Temo que ya escribí demasiado, pero sí temo es porque deseo, así que voy a continuar en esta misma dirección y plantear un último punto.

Otra particularidad de las sesiones virtuales, en mi experiencia de esta cuarentena, fue que diversos pacientes me han dicho que me encontraban más amable y cariñoso. Es algo que me sorprende, porque yo pensaba que era una persona amable y cariñosa de manera espontánea, pero se ve que no. Aunque también es cierto que ellos no hablan de mí como persona, sino de su espacio de análisis y pienso que tal vez este efecto se deba a algunas de las limitaciones que mencioné antes: hablarle a una máquina me fuerza a ser más explícito y también es cierto que una despedida por teléfono tiene para mí algo más triste que un saludo en la puerta, quizá entonces por eso puedo llegar a ser más afectuoso; no lo sé, debe ser un rasgo infantil mío, nunca me gusto decir adiós. A mi hijo le pasa lo mismo, cuando nos vamos de un lugar y le digo “Saludá que nos vamos”, se da vuelta y camina hacia la puerta. No se lo puedo reprochar.

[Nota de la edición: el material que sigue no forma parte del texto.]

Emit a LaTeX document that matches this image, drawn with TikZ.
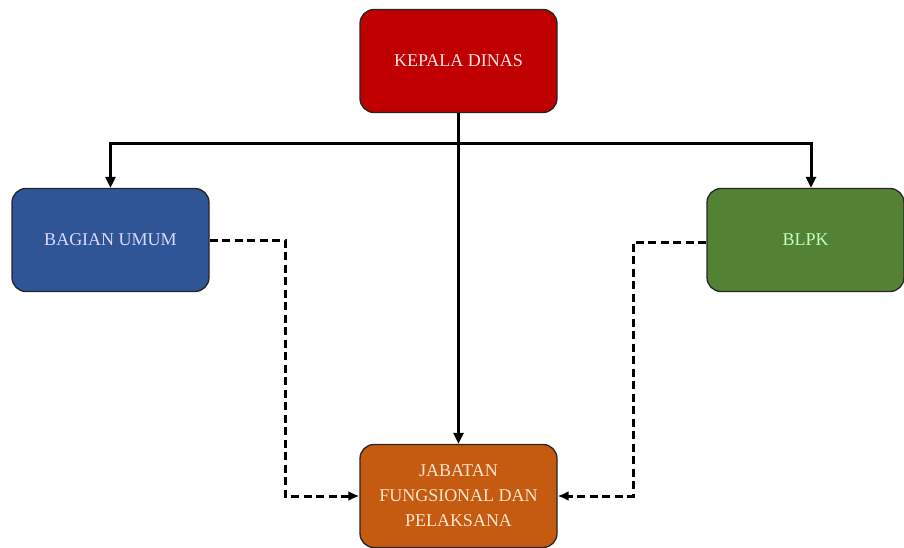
\documentclass[tikz,border=0pt]{standalone}
\usepackage{fontspec}
\setmainfont{Liberation Serif}
\usetikzlibrary{arrows.meta}
\definecolor{cred}{HTML}{C00000}
\definecolor{cblue}{HTML}{2F5597}
\definecolor{cgreen}{HTML}{548235}
\definecolor{corange}{HTML}{C55A11}
\tikzset{
  box/.style={draw=black!85, line width=1.3pt, rounded corners=14pt, minimum width=197pt, minimum height=103pt, align=center, font=\fontsize{18}{25}\selectfont, inner sep=2pt},
  solidarr/.style={line width=3pt, -{Triangle[length=11pt,width=10pt]}},
  dasharr/.style={line width=3pt, dash pattern=on 8pt off 4.5pt, -{Latex[length=11pt,width=10pt]}},
}
\begin{document}
\begin{tikzpicture}[x=1pt,y=-1pt]
\useasboundingbox (0,0) rectangle (904,548);
\node[box, fill=cred, text=red!10] (kd) at (458.5,61) {KEPALA DINAS};
\node[box, fill=cblue, text=blue!15] (bu) at (110.5,240) {BAGIAN UMUM};
\node[box, fill=cgreen, text=green!25!white] (bl) at (805.5,240) {BLPK};
\node[box, fill=corange, text=orange!20!white] (jf) at (458.5,496) {JABATAN\\FUNGSIONAL DAN\\PELAKSANA};
\coordinate (hl) at (110.5,144);
\coordinate (hr) at (811,144);
\draw[line width=3pt] (kd.south) -- (kd.south |- hl);
\draw[solidarr] (kd.south |- hl) -- (hl) -- (bu.north);
\draw[solidarr] (kd.south |- hl) -- (hr) -- (hr |- bl.north);
\draw[solidarr] (kd.south) -- (jf.north);
\coordinate (dl) at (285,240);
\coordinate (dr) at (633,242);
\draw[dasharr] (bu.east) -- (dl) -- (dl |- jf.west) -- (jf.west);
\draw[dasharr] (bl.west |- dr) -- (dr) -- (dr |- jf.east) -- (jf.east);
\end{tikzpicture}
\end{document}
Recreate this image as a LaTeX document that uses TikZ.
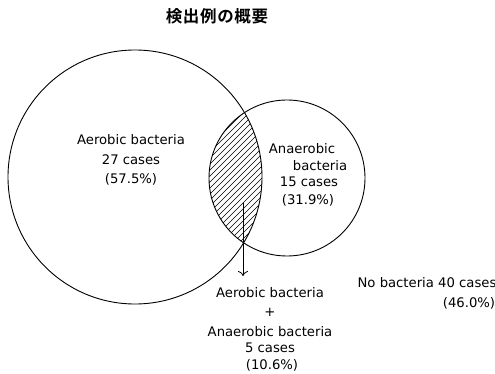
\documentclass[tikz,border=0pt]{standalone}
\usepackage{fontspec}
\setmainfont{DejaVu Sans}
\newfontfamily\jpfont{Noto Sans CJK JP Bold}[LetterSpace=4]
\usetikzlibrary{arrows.meta}
\begin{document}
\begin{tikzpicture}[x=1pt,y=-1pt,
  lbl/.style={inner sep=0pt,font=\fontsize{13.2}{15}\selectfont},
  venn/.style={draw,circle,line width=0.9pt,inner sep=0pt},
  hatch/.style={line width=0.7pt}]
\useasboundingbox (0,0) rectangle (495,374);
\node[font=\jpfont\fontsize{16.5}{18}\selectfont,inner sep=0pt] (title) at (217,16) {検出例の概要};
% hatching of the intersection
\begin{scope}
  \clip (135,177) circle (127);
  \clip (287,178) circle (78);
  \foreach \c in {0,6,...,240} {
    \draw[hatch] (\c,260) -- (\c+200,60);
  }
\end{scope}
\node[venn,minimum size=254pt] (aer) at (135,177) {};
\node[venn,minimum size=156pt] (ana) at (287,178) {};
\coordinate (as) at (243,203);
\coordinate (ae) at (243,276);
\draw[line width=0.8pt,-{To[length=5pt,width=10pt]}] (as) -- (ae);
% labels
\node[lbl] (a1) at (131,140) {Aerobic bacteria};
\node[lbl] (a2) at (131,160) {27 cases};
\node[lbl] (a3) at (131,179) {(57.5\%)};
\node[lbl] (b1) at (302,149) {Anaerobic};
\node[lbl] (b2) at (320,166) {bacteria};
\node[lbl] (b3) at (309,182) {15 cases};
\node[lbl] (b4) at (308,200) {(31.9\%)};
\node[lbl] (n1) at (427,283) {No bacteria 40 cases};
\node[lbl] (n2) at (469,303) {(46.0\%)};
\node[lbl] (c1) at (270,293) {Aerobic bacteria};
\node[lbl] (c2) at (270,312) {+};
\node[lbl] (c3) at (270,332) {Anaerobic bacteria};
\node[lbl] (c4) at (270,348) {5 cases};
\node[lbl] (c5) at (272,365) {(10.6\%)};
\end{tikzpicture}
\end{document}
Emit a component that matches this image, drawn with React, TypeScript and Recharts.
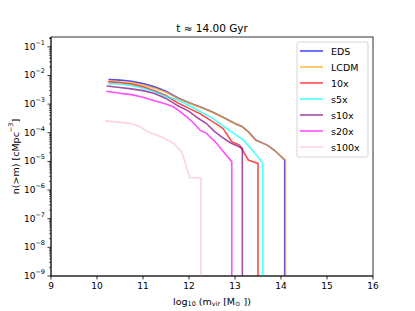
import React from 'react';
import { LineChart, Line, XAxis, YAxis, Customized } from 'recharts';

// halo mass function n(>m) at t ~ 14 Gyr
const edsMass = [10.25, 10.5, 10.75, 11.0, 11.25, 11.5, 11.75, 12.0, 12.25, 12.5, 12.75, 13.0, 13.15, 13.3, 13.45, 13.7, 13.85, 14.08, 14.08];
const edsN = [7.2e-3, 6.9e-3, 6.3e-3, 5.2e-3, 4.0e-3, 2.8e-3, 1.66e-3, 1.12e-3, 7.9e-4, 5.4e-4, 3.4e-4, 2.1e-4, 1.66e-4, 1.05e-4, 5.6e-5, 3.7e-5, 2.5e-5, 1.12e-5, 1e-9];

const lcdmMass = [10.25, 10.5, 10.75, 11.0, 11.25, 11.5, 11.75, 12.0, 12.25, 12.5, 12.75, 13.0, 13.15, 13.3, 13.45, 13.7, 13.85, 14.1, 14.1];
const lcdmN = [6.2e-3, 6.0e-3, 5.5e-3, 4.6e-3, 3.6e-3, 2.6e-3, 1.6e-3, 1.1e-3, 7.8e-4, 5.3e-4, 3.4e-4, 2.1e-4, 1.64e-4, 1.05e-4, 5.5e-5, 3.7e-5, 2.5e-5, 1.1e-5, 1e-9];

const x10Mass = [10.24, 10.5, 10.75, 11.0, 11.25, 11.5, 11.75, 12.0, 12.25, 12.46, 12.6, 12.74, 12.93, 13.1, 13.29, 13.5, 13.5];
const x10N = [6.0e-3, 5.6e-3, 5.0e-3, 4.0e-3, 2.95e-3, 2.0e-3, 1.12e-3, 7.1e-4, 4.5e-4, 2.75e-4, 2.0e-4, 1.41e-4, 4.9e-5, 3.7e-5, 1.12e-5, 8.5e-6, 1e-9];

const s5Mass = [10.25, 10.5, 10.75, 11.0, 11.25, 11.5, 11.75, 12.0, 12.25, 12.5, 12.82, 13.0, 13.18, 13.4, 13.6, 13.6];
const s5N = [5.2e-3, 5.0e-3, 4.5e-3, 3.6e-3, 2.7e-3, 1.86e-3, 1.4e-3, 8.9e-4, 5.4e-4, 3.3e-4, 1.41e-4, 8.9e-5, 5.6e-5, 2.2e-5, 8.9e-6, 1e-9];

const s10Mass = [10.21, 10.5, 10.75, 11.0, 11.25, 11.5, 11.75, 12.0, 12.2, 12.38, 12.55, 12.74, 12.9, 13.1, 13.16, 13.16];
const s10N = [4.3e-3, 3.8e-3, 3.4e-3, 2.95e-3, 2.34e-3, 1.58e-3, 8.9e-4, 5.6e-4, 3.2e-4, 2.1e-4, 1.12e-4, 6.6e-5, 4.5e-5, 3.2e-5, 2.9e-5, 1e-9];

const s20Mass = [10.2, 10.5, 10.75, 11.0, 11.25, 11.5, 11.66, 11.8, 11.95, 12.1, 12.24, 12.38, 12.6, 12.78, 12.93, 12.93];
const s20N = [2.8e-3, 2.4e-3, 2.14e-3, 1.74e-3, 1.32e-3, 1.0e-3, 8.1e-4, 5.6e-4, 3.6e-4, 2.2e-4, 1.23e-4, 9.5e-5, 4.3e-5, 1.9e-5, 9.8e-6, 1e-9];

const s100Mass = [10.18, 10.5, 10.75, 10.94, 11.12, 11.37, 11.66, 11.84, 12.02, 12.26, 12.26];
const s100N = [2.6e-4, 2.3e-4, 2.1e-4, 1.62e-4, 1.05e-4, 7.6e-5, 4.3e-5, 2.2e-5, 2.7e-6, 2.7e-6, 1e-9];

const xTicks = [9, 10, 11, 12, 13, 14, 15, 16];
const yExponents = [-9, -8, -7, -6, -5, -4, -3, -2, -1];
const Y_MIN = 1e-9;
const Y_MAX = 0.22;

const zip = (m: number[], n: number[]) => m.map((v, i) => ({ m: v, n: n[i] }));

const series = [
  { name: 'EDS', color: '#0000ff', data: zip(edsMass, edsN) },
  { name: 'LCDM', color: '#ffa500', data: zip(lcdmMass, lcdmN) },
  { name: '10x', color: '#ff0000', data: zip(x10Mass, x10N) },
  { name: 's5x', color: '#00ffff', data: zip(s5Mass, s5N) },
  { name: 's10x', color: '#800080', data: zip(s10Mass, s10N) },
  { name: 's20x', color: '#ff00ff', data: zip(s20Mass, s20N) },
  { name: 's100x', color: '#ffc0cb', data: zip(s100Mass, s100N) },
];

// major + minor log ticks
const yTicks: number[] = [];
yExponents.forEach((e) => {
  for (let k = 1; k <= 9; k++) {
    const v = k * Math.pow(10, e);
    if (v <= Y_MAX) yTicks.push(v);
  }
});
yTicks.push(0.2);

const FONT = '"DejaVu Sans", sans-serif';
const W = 415;
const H = 311;
const PLOT = { left: 51, top: 37, right: 373, bottom: 276 };

const isMajor = (v: number) => {
  const l = Math.log10(v);
  return Math.abs(l - Math.round(l)) < 1e-6;
};

const YTick = (props: any) => {
  const { x, y, payload } = props;
  const v = payload.value;
  const major = isMajor(v);
  const ax = x + 6;
  return (
    <g>
      <line x1={ax - (major ? 3.5 : 2)} x2={ax} y1={y} y2={y} stroke="#000" strokeWidth={major ? 0.8 : 0.6} />
      {major && (
        <text x={x} y={y} textAnchor="end" dominantBaseline="central" fontFamily={FONT} fontSize={9} fill="#000">
          <tspan>10</tspan>
          <tspan dy={-4} fontSize={6.5}>{'\u2212' + Math.abs(Math.round(Math.log10(v)))}</tspan>
        </text>
      )}
    </g>
  );
};

const Decorations = () => (
  <g>
    <rect x={PLOT.left} y={PLOT.top} width={PLOT.right - PLOT.left} height={PLOT.bottom - PLOT.top} fill="none" stroke="#000" strokeWidth={0.8} />
    <text x={(PLOT.left + PLOT.right) / 2} y={28} textAnchor="middle" dominantBaseline="central" fontFamily={FONT} fontSize={10.5} fill="#000">
      t {'\u2248'} 14.00 Gyr
    </text>
    <text x={(PLOT.left + PLOT.right) / 2} y={301} textAnchor="middle" dominantBaseline="central" fontFamily={FONT} fontSize={9.5} fill="#000">
      <tspan>log</tspan>
      <tspan dy={2.5} fontSize={6.5}>10</tspan>
      <tspan dy={-2.5}> (m</tspan>
      <tspan dy={2.5} fontSize={6.5}>vir</tspan>
      <tspan dy={-2.5}> [M</tspan>
      <tspan dy={2.5} fontSize={6.5}>{'\u2299'}</tspan>
      <tspan dy={-2.5}> ])</tspan>
    </text>
    <text x={15} y={(PLOT.top + PLOT.bottom) / 2} transform={`rotate(-90 15 ${(PLOT.top + PLOT.bottom) / 2})`} textAnchor="middle" dominantBaseline="central" fontFamily={FONT} fontSize={9.5} fill="#000">
      <tspan>n(&gt;m) [cMpc</tspan>
      <tspan dy={-4} fontSize={6.5}>{'\u2212'}3</tspan>
      <tspan dy={4}>]</tspan>
    </text>
    <rect x={297} y={42} width={71} height={115} rx={2} fill="#fff" fillOpacity={0.8} stroke="#cccccc" strokeWidth={0.8} />
    {series.map((s, i) => {
      const ly = 51 + i * 16;
      return (
        <g key={s.name}>
          <line x1={300} x2={323} y1={ly} y2={ly} stroke={s.color} strokeOpacity={0.7} strokeWidth={1.6} />
          <text x={331} y={ly} dominantBaseline="central" fontFamily={FONT} fontSize={9.5} fill="#000">{s.name}</text>
        </g>
      );
    })}
  </g>
);

export default function App() {
  return (
    <div style={{ position: 'absolute', left: 0, top: 0, width: W, height: H, background: '#fff' }}>
      <LineChart width={W} height={H} margin={{ top: PLOT.top, right: W - PLOT.right, bottom: 0, left: 0 }}>
        <XAxis
          dataKey="m"
          type="number"
          domain={[9, 16]}
          ticks={xTicks}
          interval={0}
          allowDataOverflow
          height={H - PLOT.bottom}
          tickSize={3.5}
          tickMargin={3}
          axisLine={{ stroke: '#000', strokeWidth: 0.8 }}
          tickLine={{ stroke: '#000', strokeWidth: 0.8 }}
          tick={{ fill: '#000', fontSize: 9, fontFamily: FONT }}
        />
        <YAxis
          dataKey="n"
          type="number"
          scale="log"
          domain={[Y_MIN, Y_MAX]}
          ticks={yTicks}
          interval={0}
          allowDataOverflow
          width={PLOT.left}
          tickSize={3}
          tickMargin={3}
          axisLine={{ stroke: '#000', strokeWidth: 0.8 }}
          tickLine={false}
          tick={<YTick />}
        />
        {series.map((s) => (
          <Line
            key={s.name}
            data={s.data}
            dataKey="n"
            type="linear"
            stroke={s.color}
            strokeOpacity={0.7}
            strokeWidth={1.6}
            dot={false}
            isAnimationActive={false}
          />
        ))}
        <Customized component={Decorations} />
      </LineChart>
    </div>
  );
}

Ahora bien, para lo que importa de la práctica del psicoanálisis, una pregunta que me quedaré pensando es la modalidad que implica para mí el manejo de la transferencia –es decir, la relación de afecto entre el analista y su paciente– el uso de la virtualidad. Sobre este aspecto no creo que pueda decir mucho más, nada que se pueda generalizar, sino que yo no puedo agarrar un teléfono sin cierta melancolía. Una amiga mía se burla de mí diciéndome que esta cuarentena me pegó en un punto débil: yo que no atiendo el teléfono nunca cuando me llaman y huyo de hablar por teléfono, ahora lo tengo que usar para trabajar. Por eso prefiero pensar que esto no es una obligación, que el psicoanálisis no es un trabajo –aunque el terapeuta sí sea el trabajador– y que voy a dejar de escribir para recibir un llamado que espero, porque nos extrañamos. Quizá podamos hacer algún chiste, decir algo que nos haga reír.